En septembre vous êtes d’ailleurs revenu à Tahiti pour étudier vos récoltes ?
Je suis venu compléter les photos, mesures, décomptes et observations que j’avais commencé à faire et je suis actuellement en train de rédiger mon rapport.
Quel est votre prochain sujet d’étude ?
Comme nous tous – ethnologues et archéologues -, je cherche à connaître l’origine anthropologique et culturelle et la date effective à laquelle les premiers occupants se sont installés aux Tuamotu. Il y a différentes pistes mais ça reste une question primordiale à laquelle on n’a pas encore véritablement apporté de réponse…

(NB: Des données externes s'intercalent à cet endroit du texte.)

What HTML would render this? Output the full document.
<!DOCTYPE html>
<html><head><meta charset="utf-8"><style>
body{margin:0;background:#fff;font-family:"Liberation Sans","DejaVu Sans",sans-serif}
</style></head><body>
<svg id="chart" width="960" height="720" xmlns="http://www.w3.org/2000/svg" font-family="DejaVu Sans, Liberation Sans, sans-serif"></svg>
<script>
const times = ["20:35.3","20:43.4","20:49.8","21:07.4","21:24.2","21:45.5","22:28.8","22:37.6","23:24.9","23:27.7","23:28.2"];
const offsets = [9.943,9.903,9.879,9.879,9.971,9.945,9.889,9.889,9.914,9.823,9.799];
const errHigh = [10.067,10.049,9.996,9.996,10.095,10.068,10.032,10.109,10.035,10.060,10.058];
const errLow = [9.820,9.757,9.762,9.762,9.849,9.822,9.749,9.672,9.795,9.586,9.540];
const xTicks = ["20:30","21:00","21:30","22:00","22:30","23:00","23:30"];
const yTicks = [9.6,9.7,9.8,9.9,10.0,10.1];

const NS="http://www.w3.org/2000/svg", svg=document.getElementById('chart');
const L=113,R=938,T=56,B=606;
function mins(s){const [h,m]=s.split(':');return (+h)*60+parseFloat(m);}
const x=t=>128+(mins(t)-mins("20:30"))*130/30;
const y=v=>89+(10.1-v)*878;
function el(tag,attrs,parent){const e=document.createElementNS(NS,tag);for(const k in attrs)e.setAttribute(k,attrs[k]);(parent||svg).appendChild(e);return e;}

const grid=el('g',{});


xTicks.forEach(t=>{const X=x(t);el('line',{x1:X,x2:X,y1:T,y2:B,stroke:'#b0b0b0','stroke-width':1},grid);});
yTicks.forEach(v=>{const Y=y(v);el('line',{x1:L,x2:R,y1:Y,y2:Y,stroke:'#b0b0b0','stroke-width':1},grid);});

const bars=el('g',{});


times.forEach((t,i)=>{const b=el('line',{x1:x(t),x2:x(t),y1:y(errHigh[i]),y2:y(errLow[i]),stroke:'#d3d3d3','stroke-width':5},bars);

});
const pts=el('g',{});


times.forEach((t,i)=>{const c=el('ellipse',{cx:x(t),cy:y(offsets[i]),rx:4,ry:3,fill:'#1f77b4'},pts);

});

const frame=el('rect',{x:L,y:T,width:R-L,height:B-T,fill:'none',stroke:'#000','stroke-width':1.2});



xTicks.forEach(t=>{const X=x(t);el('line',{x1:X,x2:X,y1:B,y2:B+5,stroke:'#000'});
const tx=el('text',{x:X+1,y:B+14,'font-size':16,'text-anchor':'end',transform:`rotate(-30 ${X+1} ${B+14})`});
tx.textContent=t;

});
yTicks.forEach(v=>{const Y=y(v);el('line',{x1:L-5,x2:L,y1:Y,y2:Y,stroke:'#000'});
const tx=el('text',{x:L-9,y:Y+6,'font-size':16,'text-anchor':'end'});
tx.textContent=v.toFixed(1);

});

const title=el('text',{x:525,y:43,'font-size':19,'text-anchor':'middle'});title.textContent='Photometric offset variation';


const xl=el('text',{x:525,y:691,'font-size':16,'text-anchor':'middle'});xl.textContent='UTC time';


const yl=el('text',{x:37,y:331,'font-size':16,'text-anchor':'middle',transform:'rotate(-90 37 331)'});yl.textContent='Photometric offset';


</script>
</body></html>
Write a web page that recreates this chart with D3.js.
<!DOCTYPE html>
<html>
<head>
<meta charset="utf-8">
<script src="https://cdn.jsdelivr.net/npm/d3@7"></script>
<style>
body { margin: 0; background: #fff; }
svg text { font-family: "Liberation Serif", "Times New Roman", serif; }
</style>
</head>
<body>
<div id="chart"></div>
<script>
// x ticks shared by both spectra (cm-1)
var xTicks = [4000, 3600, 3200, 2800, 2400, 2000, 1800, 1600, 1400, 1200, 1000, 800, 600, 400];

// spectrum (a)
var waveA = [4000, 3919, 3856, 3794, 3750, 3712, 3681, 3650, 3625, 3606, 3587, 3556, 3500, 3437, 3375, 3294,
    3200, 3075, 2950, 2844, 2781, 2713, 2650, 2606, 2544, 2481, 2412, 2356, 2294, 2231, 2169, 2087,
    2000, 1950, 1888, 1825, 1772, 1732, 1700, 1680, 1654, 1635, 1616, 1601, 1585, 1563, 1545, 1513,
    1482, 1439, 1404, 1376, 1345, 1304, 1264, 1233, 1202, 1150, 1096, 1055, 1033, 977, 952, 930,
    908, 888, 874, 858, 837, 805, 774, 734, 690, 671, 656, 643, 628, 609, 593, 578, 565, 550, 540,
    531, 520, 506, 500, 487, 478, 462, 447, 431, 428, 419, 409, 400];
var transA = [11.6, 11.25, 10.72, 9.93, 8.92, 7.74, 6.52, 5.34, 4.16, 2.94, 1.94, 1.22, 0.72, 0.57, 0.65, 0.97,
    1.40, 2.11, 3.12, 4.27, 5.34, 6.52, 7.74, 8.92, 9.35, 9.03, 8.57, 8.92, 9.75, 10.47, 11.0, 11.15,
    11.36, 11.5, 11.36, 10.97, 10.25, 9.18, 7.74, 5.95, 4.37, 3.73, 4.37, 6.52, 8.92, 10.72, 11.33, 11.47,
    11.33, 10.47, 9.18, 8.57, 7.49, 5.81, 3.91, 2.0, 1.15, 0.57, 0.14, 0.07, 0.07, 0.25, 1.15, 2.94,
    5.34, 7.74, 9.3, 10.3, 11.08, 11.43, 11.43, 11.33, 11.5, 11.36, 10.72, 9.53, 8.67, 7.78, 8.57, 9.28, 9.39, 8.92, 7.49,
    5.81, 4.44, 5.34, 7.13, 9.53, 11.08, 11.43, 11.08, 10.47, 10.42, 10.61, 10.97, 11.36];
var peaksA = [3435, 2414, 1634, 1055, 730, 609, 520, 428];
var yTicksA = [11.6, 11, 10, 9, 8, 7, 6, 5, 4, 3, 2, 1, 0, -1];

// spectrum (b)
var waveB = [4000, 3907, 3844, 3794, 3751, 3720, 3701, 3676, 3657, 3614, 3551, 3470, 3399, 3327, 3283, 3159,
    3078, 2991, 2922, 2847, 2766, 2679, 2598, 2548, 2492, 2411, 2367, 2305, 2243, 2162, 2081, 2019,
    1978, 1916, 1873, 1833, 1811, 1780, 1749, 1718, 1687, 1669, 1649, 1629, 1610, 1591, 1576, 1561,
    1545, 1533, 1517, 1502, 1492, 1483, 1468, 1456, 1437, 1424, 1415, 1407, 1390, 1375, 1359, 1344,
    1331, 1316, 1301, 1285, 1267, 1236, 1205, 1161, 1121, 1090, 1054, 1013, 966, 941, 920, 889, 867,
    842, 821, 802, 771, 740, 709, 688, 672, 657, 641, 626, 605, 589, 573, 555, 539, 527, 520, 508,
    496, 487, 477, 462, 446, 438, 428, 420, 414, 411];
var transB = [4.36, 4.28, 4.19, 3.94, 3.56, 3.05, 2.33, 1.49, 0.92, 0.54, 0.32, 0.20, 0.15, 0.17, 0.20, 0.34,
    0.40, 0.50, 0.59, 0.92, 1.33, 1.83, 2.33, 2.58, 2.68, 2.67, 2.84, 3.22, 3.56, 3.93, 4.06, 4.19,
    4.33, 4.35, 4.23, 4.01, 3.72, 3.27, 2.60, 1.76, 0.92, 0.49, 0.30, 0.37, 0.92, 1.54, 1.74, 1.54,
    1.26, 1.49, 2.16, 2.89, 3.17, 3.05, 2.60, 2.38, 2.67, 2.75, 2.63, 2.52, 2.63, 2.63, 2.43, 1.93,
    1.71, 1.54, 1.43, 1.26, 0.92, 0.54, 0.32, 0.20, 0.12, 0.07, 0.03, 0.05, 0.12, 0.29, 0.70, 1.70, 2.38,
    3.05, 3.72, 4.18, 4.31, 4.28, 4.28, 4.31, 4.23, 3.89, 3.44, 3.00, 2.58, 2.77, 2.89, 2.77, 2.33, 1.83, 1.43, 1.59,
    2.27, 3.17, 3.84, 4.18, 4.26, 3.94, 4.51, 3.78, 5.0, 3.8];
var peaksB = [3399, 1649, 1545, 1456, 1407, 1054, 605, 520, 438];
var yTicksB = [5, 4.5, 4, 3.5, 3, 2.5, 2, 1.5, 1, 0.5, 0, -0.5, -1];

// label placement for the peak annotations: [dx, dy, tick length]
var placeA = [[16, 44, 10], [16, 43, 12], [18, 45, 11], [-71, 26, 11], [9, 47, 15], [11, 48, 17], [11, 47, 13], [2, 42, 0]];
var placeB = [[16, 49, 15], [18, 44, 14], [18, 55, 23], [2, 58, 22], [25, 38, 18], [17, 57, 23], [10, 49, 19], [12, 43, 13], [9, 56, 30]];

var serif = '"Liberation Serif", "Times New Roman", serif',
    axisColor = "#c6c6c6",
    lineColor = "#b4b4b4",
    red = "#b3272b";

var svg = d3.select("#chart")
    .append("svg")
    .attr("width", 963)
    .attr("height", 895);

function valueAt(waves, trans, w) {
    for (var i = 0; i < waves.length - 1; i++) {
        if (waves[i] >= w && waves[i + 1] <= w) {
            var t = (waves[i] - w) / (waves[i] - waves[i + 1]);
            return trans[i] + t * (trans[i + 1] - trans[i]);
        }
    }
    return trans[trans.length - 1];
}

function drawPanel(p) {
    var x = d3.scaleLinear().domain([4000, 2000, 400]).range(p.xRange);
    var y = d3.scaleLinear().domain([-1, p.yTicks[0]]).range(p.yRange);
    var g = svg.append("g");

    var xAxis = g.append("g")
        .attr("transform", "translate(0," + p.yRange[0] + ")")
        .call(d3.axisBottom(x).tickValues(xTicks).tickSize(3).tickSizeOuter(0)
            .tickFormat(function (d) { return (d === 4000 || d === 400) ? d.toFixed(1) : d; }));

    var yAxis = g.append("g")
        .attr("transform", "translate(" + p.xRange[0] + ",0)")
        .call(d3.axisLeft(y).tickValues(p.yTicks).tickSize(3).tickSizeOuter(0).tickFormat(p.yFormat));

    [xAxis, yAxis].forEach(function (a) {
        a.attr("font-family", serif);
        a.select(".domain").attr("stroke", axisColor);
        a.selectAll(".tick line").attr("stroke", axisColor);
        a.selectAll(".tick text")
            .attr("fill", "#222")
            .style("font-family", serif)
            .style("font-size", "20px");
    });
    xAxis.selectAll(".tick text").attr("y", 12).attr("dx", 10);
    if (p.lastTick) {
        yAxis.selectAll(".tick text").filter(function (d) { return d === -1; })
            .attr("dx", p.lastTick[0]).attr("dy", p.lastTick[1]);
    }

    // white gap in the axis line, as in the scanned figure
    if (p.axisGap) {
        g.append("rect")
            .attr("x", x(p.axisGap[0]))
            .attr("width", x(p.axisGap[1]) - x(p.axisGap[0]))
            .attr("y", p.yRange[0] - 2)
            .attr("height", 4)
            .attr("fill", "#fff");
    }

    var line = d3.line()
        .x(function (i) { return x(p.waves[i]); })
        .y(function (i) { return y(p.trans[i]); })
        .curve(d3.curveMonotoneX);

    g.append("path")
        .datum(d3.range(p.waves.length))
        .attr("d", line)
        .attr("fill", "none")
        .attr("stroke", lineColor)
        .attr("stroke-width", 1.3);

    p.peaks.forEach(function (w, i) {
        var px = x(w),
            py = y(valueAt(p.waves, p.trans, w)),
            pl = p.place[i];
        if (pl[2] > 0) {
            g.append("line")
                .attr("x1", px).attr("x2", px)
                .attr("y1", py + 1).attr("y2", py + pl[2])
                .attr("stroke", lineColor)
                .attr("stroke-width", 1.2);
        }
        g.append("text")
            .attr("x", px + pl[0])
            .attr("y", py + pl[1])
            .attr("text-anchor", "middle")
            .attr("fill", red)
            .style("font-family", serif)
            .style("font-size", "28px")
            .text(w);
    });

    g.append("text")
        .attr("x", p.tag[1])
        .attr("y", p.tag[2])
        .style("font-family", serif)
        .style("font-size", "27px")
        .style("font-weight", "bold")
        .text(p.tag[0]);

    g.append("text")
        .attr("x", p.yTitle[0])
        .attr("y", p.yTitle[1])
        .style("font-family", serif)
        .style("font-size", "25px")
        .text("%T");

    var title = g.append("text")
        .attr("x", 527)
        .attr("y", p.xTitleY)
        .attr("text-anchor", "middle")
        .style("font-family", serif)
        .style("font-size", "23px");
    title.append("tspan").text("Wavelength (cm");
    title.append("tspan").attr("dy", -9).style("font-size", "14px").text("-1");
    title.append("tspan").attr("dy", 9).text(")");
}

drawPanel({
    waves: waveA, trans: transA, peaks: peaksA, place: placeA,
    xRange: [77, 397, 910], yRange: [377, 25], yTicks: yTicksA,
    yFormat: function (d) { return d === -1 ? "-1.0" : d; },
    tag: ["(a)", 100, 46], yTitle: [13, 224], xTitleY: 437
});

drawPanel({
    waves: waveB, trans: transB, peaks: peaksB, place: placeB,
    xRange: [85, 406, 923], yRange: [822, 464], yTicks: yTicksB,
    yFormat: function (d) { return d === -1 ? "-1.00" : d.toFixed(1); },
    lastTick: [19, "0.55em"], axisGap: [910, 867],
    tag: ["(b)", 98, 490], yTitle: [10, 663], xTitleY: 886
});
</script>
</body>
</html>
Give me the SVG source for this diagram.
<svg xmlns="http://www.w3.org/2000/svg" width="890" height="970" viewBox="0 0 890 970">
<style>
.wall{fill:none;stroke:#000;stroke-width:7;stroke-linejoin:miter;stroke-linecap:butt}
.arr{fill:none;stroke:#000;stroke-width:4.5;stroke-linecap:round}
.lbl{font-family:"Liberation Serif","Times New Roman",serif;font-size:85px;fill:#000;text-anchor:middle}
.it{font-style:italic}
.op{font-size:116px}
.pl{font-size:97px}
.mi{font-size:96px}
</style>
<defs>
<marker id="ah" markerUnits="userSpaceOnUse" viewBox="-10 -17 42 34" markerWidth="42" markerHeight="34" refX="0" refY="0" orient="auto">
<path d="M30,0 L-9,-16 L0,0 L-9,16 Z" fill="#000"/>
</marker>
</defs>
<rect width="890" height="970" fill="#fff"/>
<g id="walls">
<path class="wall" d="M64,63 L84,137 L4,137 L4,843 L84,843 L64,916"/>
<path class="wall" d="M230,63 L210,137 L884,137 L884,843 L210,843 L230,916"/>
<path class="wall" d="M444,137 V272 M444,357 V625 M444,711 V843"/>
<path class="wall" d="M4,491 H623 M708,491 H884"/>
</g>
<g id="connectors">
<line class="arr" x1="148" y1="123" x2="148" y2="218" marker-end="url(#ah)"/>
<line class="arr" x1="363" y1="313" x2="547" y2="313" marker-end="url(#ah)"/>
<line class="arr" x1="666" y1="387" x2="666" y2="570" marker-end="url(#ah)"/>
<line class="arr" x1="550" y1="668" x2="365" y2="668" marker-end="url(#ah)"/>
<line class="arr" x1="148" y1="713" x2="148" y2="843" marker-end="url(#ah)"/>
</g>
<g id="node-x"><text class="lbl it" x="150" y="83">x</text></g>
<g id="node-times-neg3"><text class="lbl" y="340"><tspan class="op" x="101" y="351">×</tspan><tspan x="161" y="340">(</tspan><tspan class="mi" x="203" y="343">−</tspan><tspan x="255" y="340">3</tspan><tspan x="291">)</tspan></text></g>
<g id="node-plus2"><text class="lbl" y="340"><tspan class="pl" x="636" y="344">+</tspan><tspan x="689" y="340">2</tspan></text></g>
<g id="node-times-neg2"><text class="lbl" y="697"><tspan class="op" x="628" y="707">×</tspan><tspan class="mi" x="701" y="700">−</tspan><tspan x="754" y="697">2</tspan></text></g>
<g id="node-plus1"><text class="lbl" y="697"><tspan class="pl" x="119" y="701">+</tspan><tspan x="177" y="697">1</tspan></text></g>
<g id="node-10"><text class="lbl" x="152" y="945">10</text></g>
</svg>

Avez-vous déjà quelques hypothèses ?
Celles que j’ai pu élaborer me font penser que les occupants des Tuamotu maîtrisaient les techniques nécessaires à leur survie, or je ne pense pas que ce soient les habitants des îles hautes environnantes qui connaissaient le fonctionnement des fosses de culture. Ce qui voudrait dire que les premiers occupants des Tuamotu viennent de plus loin dans l’Ouest du Pacifique, peut-être de la zone au large des Philippines et de Bornéo. Je souhaite pouvoir revenir l’an prochain pour poursuivre ces recherches.
* L’ethnoarchéologie est l’étude des relations entre l’archéologie et la vie des populations traditionnelles encore vivantes.
[1] Les « fosses de culture », poétiquement appelées « jardins d’atoll », sont de grandes fosses creusées à la surface des atolls dans lesquelles se préparait un compost particulier pour cultiver essentiellement des tubercules, mais aussi des plantes alimentaires comme le aoti, la canne à sucre ou des arbres fruitiers.